Here and now, with the tenure of the birds and the bees established at Acorn Lodge, the stewardship of coop and hives is my welcome responsibility, my opportunity to extend myself in the care and feeding of others, my privilege to observe and appreciate.

Make the most of what comes and the least of what goes.

The chicks enjoying their favorite treat of fresh chopped herbs from the garden

The Care and Feeding of Others

Today I pulled the final bit of pumpkin from last summer’s garden out of the freezer in order to bake up a batch of biscuits for our dogs, one of a couple of tasks I have set for myself this afternoon. I’ll also spend some time in the garden (starting the seeds for this year’s pumpkins in fact!) and continue with some reading on the subjects of chickens and bees (more on that soon). I can’t claim to be accomplishing anything of great importance these days as I putter about, but I am nonetheless deeply satisfied by day’s end — and that, I’ve decided, is accomplishment enough.

The thread that seems to run through my activities on a given day seems to be tied to my urge to nurture: the organizing principle behind my efforts is the value I place on the care and feeding of others. I feel it as a driving force, and one that I’ve recently come to acknowledge as THE motivation for rousting myself from my cosy bed each morning. By extension then, almost paradoxically, the care and feeding of others is, for me, a completely selfish act (perhaps my mother was right after all!): acting on my desire to nurture others is the very best way I have to nurture myself.

I’m happy to bake biscuits from scratch for the dogs, willing to spend the time it takes to water the garden by hand, delighted to tidy up and refresh the cottage ahead of the arrival of guests. I actually don’t mind even the routine maintenance tasks of house and garden — planning and executing meals, weeding and pruning, neatening and cleaning inside and out to ensure an easy comfort. Each of these activities affords me the blissful solitude I crave as a confirmed introvert and ensures the payoff of eventual company (which even an introvert needs from time to time!). Pets and garden, friends and family actually do me a favor by asking of my time and energy because there is no other way I’d rather be spending my days: the care and feeding of others is my true religion.

My darling daughter found this recipe online and I have no idea whom to credit — but our dogs will do anything for these biscuits!

Dog Biscuits
⅔ cup pumpkin purée, canned or fresh
2 large eggs
3 tbs. peanut butter (I use one with no added salt or sugar)
2½ cups whole wheat flour
Preheat the oven to 350°F. Place all ingredients in the mixing bowl of a stand mixer fitted with a paddle attachment. Mix on medium for about a minute to obtain a stiff dough. Gather up half of the dough and roll out to ¼” thickness. You can either use a cookie cutter to cut out shapes or use a knife to cut squares or strips. Repeat with the other half of the dough, then gather the scraps together and reroll to cut more until all the dough is used. Place the biscuits on a baking sheet and bake for 20-25 minutes until browned and crisp. Let cool completely before storing in an airtight container.

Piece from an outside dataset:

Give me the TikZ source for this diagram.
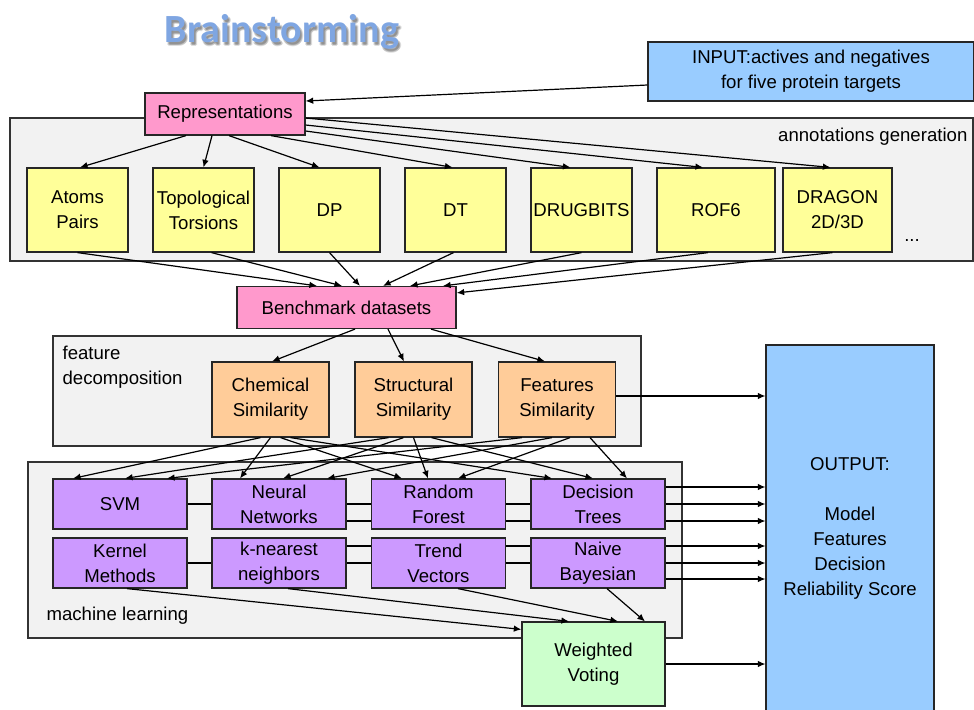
\documentclass[tikz,border=0pt]{standalone}
\usepackage{fontspec}
\setmainfont{Liberation Sans}
\newfontfamily\titlefont{Carlito}
\usepackage{tikz}
\usetikzlibrary{
    arrows.meta,
    positioning,
    calc,
    backgrounds
}
\definecolor{pinkbox}{HTML}{FF99CC}
\definecolor{bluebox}{HTML}{99CCFF}
\definecolor{yellowbox}{HTML}{FFFF99}
\definecolor{orangebox}{HTML}{FFCC99}
\definecolor{purplebox}{HTML}{CC99FF}
\definecolor{greenbox}{HTML}{CCFFCC}
\definecolor{panelgray}{HTML}{F2F2F2}
\definecolor{titleblue}{HTML}{7FA6E2}
\pgfdeclarelayer{wires}
\pgfsetlayers{background,wires,main}

\begin{document}
\begin{tikzpicture}[x=0.5pt,y=-0.5pt,
   every node/.style={font=\fontsize{9.3}{12.5}\selectfont,inner sep=0pt},
   blk/.style={draw=black!85,line width=0.6pt,align=center},
   panel/.style={draw=black!80,line width=0.6pt,fill=panelgray},
   yel/.style={blk,fill=yellowbox,minimum width=50.5pt,minimum height=42pt},
   orn/.style={blk,fill=orangebox,minimum width=58.5pt,minimum height=37.5pt},
   ml/.style={blk,fill=purplebox,minimum width=67pt,minimum height=25pt},
   arr/.style={-{Latex[length=3.8pt,width=3.3pt]}},
   every path/.style={line width=0.6pt}]
  \useasboundingbox (0,0) rectangle (974,709);
  % title with soft shadow
  \foreach \dx/\dy in {1/3,2/4,3/3,2/2}
    \node[font=\titlefont\bfseries\fontsize{20}{24}\selectfont,text=black,opacity=0.13]
      (shd-\dx-\dy) at (282+\dx,32+\dy) {Brainstorming};
  \node[font=\titlefont\bfseries\fontsize{20}{24}\selectfont,text=titleblue](title) at (282,32){Brainstorming};
  % panels
  \begin{scope}[on background layer]
    \node[panel,minimum width=481.5pt,minimum height=71.5pt](annp) at (491.5,189.5){};
    \node[panel,minimum width=294pt,minimum height=55pt](featp) at (347,391){};
    \node[panel,minimum width=327pt,minimum height=88pt](mlp) at (355,550){};
  \end{scope}
  \node[anchor=east](anntxt) at (968,137){annotations generation};
  \node[anchor=west,align=left](fdtxt) at (62,367.5){feature\\decomposition};
  \node[anchor=west](mltxt) at (46,616){machine learning};
  % input and representations
  \node[blk,fill=bluebox,minimum width=163pt,minimum height=29.5pt](inp) at (811,71.5){INPUT:actives and negatives\\for five protein targets};
  \node[blk,fill=pinkbox,minimum width=80pt,minimum height=21pt](rep) at (225,114){Representations};
  % annotations
  \node[yel](atoms) at (77.5,210){Atoms\\Pairs};
  \node[yel](topo) at (203.5,210){Topological\\Torsions};
  \node[yel](dp) at (329.5,210){DP};
  \node[yel](dt) at (455.5,210){DT};
  \node[yel](drug) at (581.5,210){DRUGBITS};
  \node[yel,minimum width=59pt](rof) at (716,210){ROF6};
  \node[yel,minimum width=54.5pt](dragon) at (837.5,210){DRAGON\\2D/3D};
  \node(more) at (912,240){...};
  \node[blk,fill=pinkbox,minimum width=109.5pt,minimum height=21pt](bench) at (346.5,307.5){Benchmark datasets};
  % feature decomposition
  \node[orn](chem) at (270.5,399.5){Chemical\\Similarity};
  \node[orn](struc) at (413.5,399.5){Structural\\Similarity};
  \node[orn](feat) at (557,399.5){Features\\Similarity};
  % machine learning
  \node[ml](svm) at (120,504){SVM};        \node[ml](nn) at (279,504){Neural\\Networks};
  \node[ml](rf) at (438.5,504){Random\\Forest}; \node[ml](dec) at (598,504){Decision\\Trees};
  \node[ml](kern) at (120,563){Kernel\\Methods}; \node[ml](knn) at (279,563){k-nearest\\neighbors};
  \node[ml](trend) at (438.5,563){Trend\\Vectors}; \node[ml](nb) at (598,563){Naive\\Bayesian};
  \node[blk,fill=greenbox,minimum width=71.5pt,minimum height=42pt](wv) at (593.5,664){Weighted\\Voting};
  \node[blk,fill=bluebox,minimum width=84pt,minimum height=183.5pt](out) at (850,528.5)
    {OUTPUT:\\[12.5pt]Model\\Features\\Decision\\Reliability Score};
  % input -> representations -> annotations
  \draw[arr] ($(inp.west)+(0,13.5)$) -- ($(rep.east)+(0,-13)$);
  \draw[arr] ($(rep.south)+(-39,0)$) -- ($(atoms.north)+(2.5,0)$);
  \draw[arr] ($(rep.south)+(-13,0)$) -- (topo.north);
  \draw[arr] ($(rep.south)+(4,0)$) -- ($(dp.north)+(-10,0)$);
  \draw[arr] ($(rep.south)+(46,0)$) -- ($(dt.north)+(-3,0)$);
  \draw[arr] ($(rep.east)+(0,17)$) -- ($(drug.north)+(-11,0)$);
  \draw[arr] ($(rep.east)+(0,11)$) -- ($(rof.north)+(-13,0)$);
  \draw[arr] ($(rep.east)+(0,4)$) -- ($(dragon.north)+(-7,0)$);
  % annotations -> benchmark
  \draw[arr] (atoms.south) -- ($(bench.north)+(-29.5,0)$);
  \draw[arr] ($(topo.south)+(8,0)$) -- ($(bench.north)+(-4.5,0)$);
  \draw[arr] (dp.south) -- ($(bench.north)+(13.5,0)$);
  \draw[arr] ($(dt.south)+(-2,0)$) -- ($(bench.north)+(36.5,0)$);
  \draw[arr] (drug.south) -- ($(bench.north)+(63.5,0)$);
  \draw[arr] ($(rof.south)+(-8,0)$) -- ($(bench.north)+(96.5,0)$);
  \draw[arr] ($(dragon.south)+(-5,0)$) -- ($(bench.north east)+(0,7)$);
  % benchmark -> similarities
  \draw[arr] ($(bench.south)+(8.5,0)$) -- ($(chem.north)+(1.5,0)$);
  \draw[arr] ($(bench.south)+(41.5,0)$) -- ($(struc.north)+(-9.5,0)$);
  \draw[arr] ($(bench.south)+(84.5,0)$) -- ($(feat.north)+(-12,0)$);
  % similarities -> learners
  \draw[arr] ($(chem.south)+(-10,0)$) -- ($(svm.north)+(-47,0)$);
  \draw[arr] (chem.south) -- ($(nn.north)+(-39,0)$);
  \draw[arr] ($(chem.south)+(10,0)$) -- ($(rf.north)+(-36.5,0)$);
  \draw[arr] ($(chem.south)+(20,0)$) -- ($(dec.north)+(-46,0)$);
  \draw[arr] ($(struc.south)+(-25,0)$) -- ($(svm.north)+(5,0)$);
  \draw[arr] ($(struc.south)+(-10,0)$) -- ($(nn.north)+(4,0)$);
  \draw[arr] (struc.south) -- ($(rf.north)+(-10.5,0)$);
  \draw[arr] ($(struc.south)+(18,0)$) -- ($(dec.north)+(-5,0)$);
  \draw[arr] ($(feat.south)+(-35,0)$) -- ($(svm.north)+(47,0)$);
  \draw[arr] ($(feat.south)+(-5,0)$) -- ($(nn.north)+(48,0)$);
  \draw[arr] ($(feat.south)+(13,0)$) -- ($(rf.north)+(19.5,0)$);
  \draw[arr] ($(feat.south)+(33,0)$) -- ($(dec.north)+(29,0)$);
  % learners -> weighted voting
  \draw[arr] ($(kern.south)+(7,0)$) -- ($(wv.north west)+(0,8)$);
  \draw[arr] ($(knn.south)+(9,0)$) -- ($(wv.north)+(-24.5,0)$);
  \draw[arr] ($(trend.south)+(19.5,0)$) -- ($(wv.north)+(24.5,0)$);
  \draw[arr] ($(nb.south)+(9,0)$) -- ($(wv.north)+(51.5,0)$);
  % everything -> output
  \coordinate (ftA) at ($(feat.east)+(0,-3.5)$);
  \coordinate (decA) at ($(dec.east)+(0,-17)$);
  \coordinate (nnA) at ($(nn.east)+(0,17)$);
  \coordinate (knnA) at ($(knn.east)+(0,-17)$);
  \coordinate (nbA) at ($(nb.east)+(0,16)$);
  \draw[arr] (ftA) -- (ftA -| out.west);
  \begin{pgfonlayer}{wires}
    \draw[arr] (decA) -- (decA -| out.west);
    \draw[arr] (svm.east) -- (svm.east -| out.west);
    \draw[arr] (nnA) -- (nnA -| out.west);
    \draw[arr] (knnA) -- (knnA -| out.west);
    \draw[arr] (kern.east) -- (kern.east -| out.west);
    \draw[arr] (nbA) -- (nbA -| out.west);
  \end{pgfonlayer}
  \draw[arr] (wv.east) -- (wv.east -| out.west);
\end{tikzpicture}
\end{document}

“There are random moments — tossing a salad, coming up the driveway to the house, ironing the seams flat on a quilt square, standing at the kitchen window and looking out at the delphiniums, hearing a burst of laughter from one of my children’s rooms — when I feel a wavelike rush of joy. This is my true religion: arbitrary moments of nearly painful happiness for a life I feel privileged to lead. Think of the way you sometimes see a tiny shaft of sunlight burst through a gap between rocks, the way it then expands to illuminate a much large space — it’s like that. And it’s like quilting, a thread surfacing and then disappearing into the fabric of ordinary days. It’s not always visible, but it’s what holds everything together.”